With Bringer Of Pain, Finnish heavy metallers BATTLE BEAST have crafted a top-notch piece of powerful heavy metal with the incomparably strong roars of frontbeast Noora Louhimo, catchy keyboards and earworm invasions. From the opening classical up-tempo opening track, ‘Straight To The Heart,’ to the last note of the closing ballad ‘Far From Heaven,’ BATTLE BEAST’s new opus is full of heaviness and emotions.
Recorded and produced at JKB Studios by keyboardist Janne Björkroth, the 10-track album was also mixed by him alongside Viktor Gullichsen and Mikko Karmila, while mastering was done by Mika Jussila at the world famous Finnvox Studios. The colourful cover artwork was crafted by the specialist of realistic fantasy art, Jan Yrlund, who already worked with KORPIKLAANI and TYR among others and delivered a true piece of crazy metal art:
“The cover art is mainly involved with the title track of the album, Bringer Of Pain which – obviously – is about this super evil female character destroying stuff. We brainstormed a little around this topic and then sent some sketches to Jan [Yrlund], who returned with the picture: Some mean-looking woman who appears like she’s coming through the box art to kick your ass. And since ‘kicking ass’ is pretty much exactly what this band is about, we considered it a very fitting cover.”

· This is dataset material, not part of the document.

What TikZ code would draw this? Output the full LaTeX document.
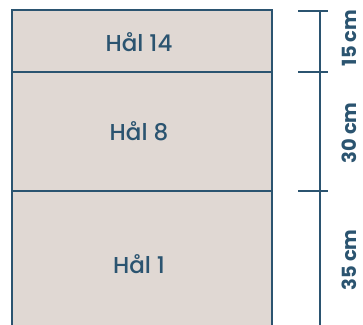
\documentclass[tikz,border=0pt]{standalone}
\usepackage{fontspec}
\setmainfont{Poppins}
\newfontfamily\medfont{Poppins}[UprightFont=* Medium]
\definecolor{ink}{HTML}{2B5470}
\definecolor{sand}{HTML}{E0D8D3}

\begin{document}
\begin{tikzpicture}[x=1pt,y=-1pt]
  %%%%% START %%%%%
  \def\xl{12}
  \def\xr{272}
  \def\ytop{10}
  \def\yone{72}
  \def\ytwo{191}
  \def\ybot{330}
  \def\xrul{320}
  \def\tickl{298}
  \def\tickr{328}
  \def\xlab{349}

  \useasboundingbox (0,0) rectangle (363,324);

  \fill[sand] (\xl,\ytop) rectangle (\xr,\ybot);
  \draw[ink,line width=2] (\xl,\ybot) -- (\xl,\ytop) -- (\xr,\ytop) -- (\xr,\ybot);
  \draw[ink,line width=2] (\xl,\yone) -- (\xr,\yone);
  \draw[ink,line width=2] (\xl,\ytwo) -- (\xr,\ytwo);

  \node[ink,font=\medfont\fontsize{23}{26}\selectfont] (h14) at (139,42) {Hål 14};
  \node[ink,font=\medfont\fontsize{23}{26}\selectfont] (h8) at (139,131) {Hål 8};
  \node[ink,font=\medfont\fontsize{23}{26}\selectfont] (h1) at (139,264) {Hål 1};

  \draw[ink,line width=1.5] (\xrul,\ytop+1) -- (\xrul,\ybot);
  \draw[ink,line width=2.2] (\tickl,\ytop+1) -- (\tickr,\ytop+1);
  \draw[ink,line width=2.2] (\tickl,\yone) -- (\tickr,\yone);
  \draw[ink,line width=2.2] (\tickl,\ytwo) -- (\tickr,\ytwo);

  \node[ink,rotate=90,inner sep=0pt,font=\bfseries\fontsize{19.5}{22}\selectfont] (l15) at (\xlab,38) {15 cm};
  \node[ink,rotate=90,inner sep=0pt,font=\bfseries\fontsize{19.5}{22}\selectfont] (l30) at (\xlab,133) {30 cm};
  \node[ink,rotate=90,inner sep=0pt,font=\bfseries\fontsize{19.5}{22}\selectfont] (l35) at (\xlab,260) {35 cm};
  %%%%% END %%%%%
\end{tikzpicture}
\end{document}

And ‘no pain, no gain’ has definitely been an issue during the last two years of the Finnish highflyers – in the middle of their touring cycle for the critically acclaimed Unholy Savior, they split with guitarist and main songwriter Anton Kabanen, but soon revealed Joona Björkroth as a new fulltime member. Although fans might have feared a major style change, the Finns managed to keep their true signature sound alive:
“Most elements of our signature sound are still very much intact. Joona [Björkroth; guitars] has been a friend of the band for a long time, and he always understood what BATTLE BEAST is about, both musically and ideologically. You could say the spirit of BATTLE BEAST was in him before he even joined, and that shows in his songwriting. Of course, when you have six people, each with their own ideas, influences and wishes, some clashes can’t be avoided when conveying the creative energies. But in the end, I think that all works for the benefit of the band. With Bringer Of Pain we managed to strike a good balance between sticking to our signature sound and covering some new ground. Keeping things fun and interesting while still sounding like ourselves.”